A multi-million dollar racing car test track situated near Monday's mega-quake epicentre is "pretty much ruined", says its Australian IT tycoon owner.
Millionaire businessman David Dicker was at Wandle Downs on the Inland Rd north of Waiau - still closed with massive quake damage - when the magnitude-7.8 jolt struck.
It ripped through the area with such force that it twisted houses and tore apart roads.
Dicker's dream track, where he tests prototype supercars that he wants to go faster than Formula One cars, was also devastated in the violent shaking.
Dicker told the Herald today that the sealed 3km stretch of asphalt track has suffered 60 cracks "from edge to edge".
The cracks vary in width from 20mm to more than 200mm, Dicker said.
"It's pretty much ruined," said the 63-year-old.
Dicker, who divides his time between Waiau, his native Sydney, Jumeira Beach in Dubai and Italy's Dolomites mountain range, said the quake made for "not the most enjoyable of nights".

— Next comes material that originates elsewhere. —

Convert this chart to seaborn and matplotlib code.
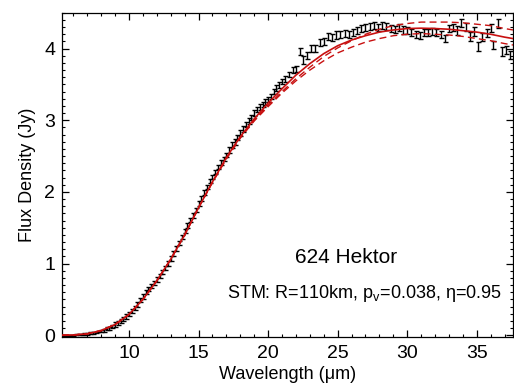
import matplotlib
matplotlib.use("Agg")
import matplotlib.pyplot as plt
import seaborn as sns
from matplotlib.ticker import MultipleLocator

# IRS spectrum of 624 Hektor (three pieces)
wave_a = [5.2, 5.4, 5.6, 5.8, 6.0, 6.2, 6.4, 6.6, 6.8, 7.0, 7.2, 7.4, 7.6, 7.8, 8.0,
          8.2, 8.4, 8.6, 8.8, 9.0, 9.2, 9.4, 9.6, 9.8, 10.0, 10.2, 10.4, 10.6, 10.8, 11.0,
          11.2, 11.4, 11.6, 11.8, 12.0, 12.2, 12.4, 12.6, 12.8, 13.0, 13.2, 13.4, 13.6, 13.8, 14.0]
flux_a = [0.00, 0.00, 0.00, 0.00, 0.00, 0.01, 0.01, 0.01, 0.02, 0.02, 0.03, 0.03, 0.04, 0.05, 0.06,
          0.07, 0.09, 0.10, 0.12, 0.15, 0.17, 0.20, 0.23, 0.26, 0.30, 0.34, 0.38, 0.43, 0.49, 0.54,
          0.60, 0.65, 0.69, 0.73, 0.78, 0.83, 0.88, 0.94, 1.00, 1.07, 1.14, 1.21, 1.29, 1.37, 1.45]
err_a = [0.01, 0.01, 0.01, 0.01, 0.01, 0.01, 0.01, 0.01, 0.01, 0.01, 0.01, 0.01, 0.01, 0.01, 0.02,
         0.02, 0.02, 0.02, 0.02, 0.03, 0.03, 0.03, 0.03, 0.03, 0.03, 0.03, 0.03, 0.03, 0.03, 0.03,
         0.03, 0.03, 0.03, 0.03, 0.03, 0.03, 0.03, 0.03, 0.03, 0.03, 0.03, 0.03, 0.03, 0.03, 0.03]

wave_b = [14.2, 14.4, 14.6, 14.8, 15.0, 15.2, 15.4, 15.6, 15.8, 16.0, 16.2, 16.4, 16.6, 16.8,
          17.0, 17.2, 17.4, 17.6, 17.8, 18.0, 18.2, 18.4, 18.6, 18.8, 19.0, 19.2, 19.4, 19.6,
          19.8, 20.0, 20.2, 20.4, 20.6, 20.8, 21.0]
flux_b = [1.53, 1.61, 1.67, 1.75, 1.84, 1.91, 1.99, 2.07, 2.15, 2.21, 2.28, 2.35, 2.41, 2.46,
          2.52, 2.58, 2.65, 2.70, 2.76, 2.82, 2.88, 2.94, 2.99, 3.04, 3.10, 3.15, 3.19, 3.22,
          3.26, 3.29, 3.33, 3.40, 3.45, 3.49, 3.54]
err_b = [0.03, 0.03, 0.03, 0.03, 0.03, 0.03, 0.03, 0.03, 0.03, 0.03, 0.03, 0.03, 0.03, 0.03,
         0.03, 0.04, 0.04, 0.04, 0.04, 0.04, 0.04, 0.04, 0.04, 0.04, 0.04, 0.04, 0.04, 0.04,
         0.04, 0.04, 0.04, 0.04, 0.04, 0.04, 0.04]

wave_c = [21.2, 21.5, 21.8, 22.0, 22.3, 22.5, 22.8, 23.1, 23.4, 23.7, 24.0, 24.3, 24.6, 24.9,
          25.2, 25.5, 25.8, 26.1, 26.4, 26.7, 27.0, 27.3, 27.6, 27.9, 28.2, 28.5, 28.8, 29.1,
          29.4, 29.7, 30.0, 30.3, 30.6, 30.9, 31.2, 31.5, 31.8, 32.1, 32.4, 32.7, 33.0, 33.3,
          33.6, 33.9, 34.2, 34.5, 34.8, 35.1, 35.4, 35.7, 36.0, 36.2, 36.5, 36.8, 37.1, 37.4]
flux_c = [3.58, 3.64, 3.70, 3.72, 3.96, 3.84, 3.90, 4.00, 4.00, 4.08, 4.10, 4.17, 4.16, 4.19,
          4.20, 4.21, 4.20, 4.23, 4.25, 4.28, 4.30, 4.31, 4.32, 4.30, 4.32, 4.31, 4.28, 4.27,
          4.29, 4.26, 4.25, 4.22, 4.20, 4.18, 4.22, 4.23, 4.24, 4.22, 4.20, 4.14, 4.28, 4.29,
          4.25, 4.36, 4.30, 4.17, 4.24, 4.03, 4.16, 4.22, 4.29, 4.05, 4.35, 3.96, 3.98, 3.91]
err_c = [0.04, 0.04, 0.04, 0.04, 0.05, 0.05, 0.05, 0.05, 0.05, 0.05, 0.05, 0.05, 0.05, 0.05,
         0.05, 0.05, 0.05, 0.05, 0.05, 0.05, 0.05, 0.05, 0.05, 0.05, 0.05, 0.05, 0.05, 0.05,
         0.05, 0.05, 0.05, 0.05, 0.05, 0.05, 0.05, 0.05, 0.05, 0.05, 0.05, 0.05, 0.05, 0.05,
         0.06, 0.06, 0.06, 0.06, 0.06, 0.06, 0.06, 0.06, 0.06, 0.06, 0.06, 0.06, 0.06, 0.06]

# STM model curves
model_wave = [5.2, 6, 7, 8, 9, 10, 11, 12, 13, 14, 15, 16, 17, 18, 19, 20, 21, 22, 23, 24,
              25, 26, 27, 28, 29, 30, 31, 32, 33, 34, 35, 36, 37, 37.6]
model_best = [0.00, 0.004, 0.02, 0.065, 0.15, 0.29, 0.50, 0.76, 1.06, 1.40, 1.78, 2.14, 2.48,
              2.77, 3.02, 3.24, 3.44, 3.63, 3.79, 3.93, 4.04, 4.12, 4.18, 4.23, 4.26, 4.28,
              4.285, 4.28, 4.27, 4.25, 4.23, 4.20, 4.16, 4.14]
model_hi = [0.00, 0.004, 0.02, 0.065, 0.15, 0.29, 0.50, 0.76, 1.06, 1.40, 1.78, 2.14, 2.47,
            2.76, 3.00, 3.21, 3.40, 3.58, 3.74, 3.89, 4.01, 4.11, 4.20, 4.27, 4.32, 4.35,
            4.37, 4.37, 4.37, 4.36, 4.34, 4.32, 4.28, 4.26]
model_lo = [0.00, 0.004, 0.02, 0.065, 0.15, 0.29, 0.50, 0.76, 1.06, 1.40, 1.78, 2.13, 2.46,
            2.75, 2.99, 3.19, 3.38, 3.55, 3.70, 3.83, 3.94, 4.02, 4.09, 4.14, 4.18, 4.20,
            4.21, 4.20, 4.19, 4.17, 4.14, 4.11, 4.07, 4.05]

sns.set_theme(style="ticks")
plt.rcParams["font.family"] = ["Liberation Sans", "DejaVu Sans"]
plt.rcParams["mathtext.fontset"] = "custom"
plt.rcParams["mathtext.rm"] = "Liberation Sans"
plt.rcParams["mathtext.it"] = "Liberation Sans"
plt.rcParams["text.color"] = "black"
plt.rcParams["axes.labelcolor"] = "black"

fig = plt.figure(figsize=(5.14, 3.87), dpi=100)
ax = fig.add_axes([0.121, 0.130, 0.877, 0.837])

red = "#c81010"
for w, f, e in [(wave_a, flux_a, err_a), (wave_b, flux_b, err_b), (wave_c, flux_c, err_c)]:
    ax.errorbar(w, f, yerr=e, fmt="none", ecolor="black", elinewidth=1.0,
                capsize=1.8, capthick=1.0, zorder=2)

sns.lineplot(x=model_wave, y=model_best, ax=ax, color=red, linewidth=1.2, zorder=3)
sns.lineplot(x=model_wave, y=model_hi, ax=ax, color=red, linewidth=1.0,
             linestyle=(0, (5, 3)), zorder=3)
sns.lineplot(x=model_wave, y=model_lo, ax=ax, color=red, linewidth=1.0,
             linestyle=(0, (5, 3)), zorder=3)

ax.set_xlim(5.2, 37.6)
ax.set_ylim(-0.02, 4.5)
ax.xaxis.set_major_locator(MultipleLocator(5))
ax.xaxis.set_minor_locator(MultipleLocator(1))
ax.yaxis.set_major_locator(MultipleLocator(1))
ax.yaxis.set_minor_locator(MultipleLocator(0.1))
ax.tick_params(which="both", direction="in", top=True, right=True, colors="black",
               labelsize=14)
ax.tick_params(which="major", length=5, width=0.9)
ax.tick_params(which="minor", length=2.5, width=0.8)
ax.tick_params(axis="x", pad=6)
ax.tick_params(axis="y", pad=5)
for s in ax.spines.values():
    s.set_color("black")
    s.set_linewidth(0.9)

ax.set_xlabel("Wavelength (\u03bcm)", fontsize=13, labelpad=3, color="black")
ax.set_ylabel("Flux Density (Jy)", fontsize=13, labelpad=6, color="black")

ax.text(25.6, 1.09, "624 Hektor", fontsize=15, ha="center", va="center", color="black")
ax.text(26.9, 0.58, "STM: R=110km, p$_\\mathrm{v}$=0.038, \u03b7=0.95",
        fontsize=13, ha="center", va="center", color="black")

fig.savefig("out.png", dpi=100)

The super rich-lister bought the remote 1450-acre property more than a decade ago. His dream to make a track-day car for mega-millionaires as fast, or faster, than a Formula 1 car was exclusively revealed by the Herald earlier this year.
Development of his FZero, described by Dicker as a "Formula One car with fenders" has been on pace.
But earlier this year, he leapt at the chance to buy out a Lotus track car project that terrified Jeremy Clarkson and which is as close to F1 that anyone not named Lewis Hamilton or Nico Rosberg will get - if they have a spare $1 million.
Dicker, whose hardware distribution company Dicker Data surpassed $1 billion in sales last year, has already sold one - a Rodin FZed - to a German buyer.
He has been in the process of building a near-1km long straight to test his 300km/h-plus machines.
Dicker is adamant the quakes will not delay his ambitious project.
"We have already cleaned up most of the mess and will be back at work in the next few days, so it's not really going to have a great effect," he said.
Dicker's long-term "vanity project" envisages 40-50 cars being made every year, across all models.
"The cars are pretty much unique, there's really nothing else available like this. They will be exciting to drive and I think there's definite market for it," he said.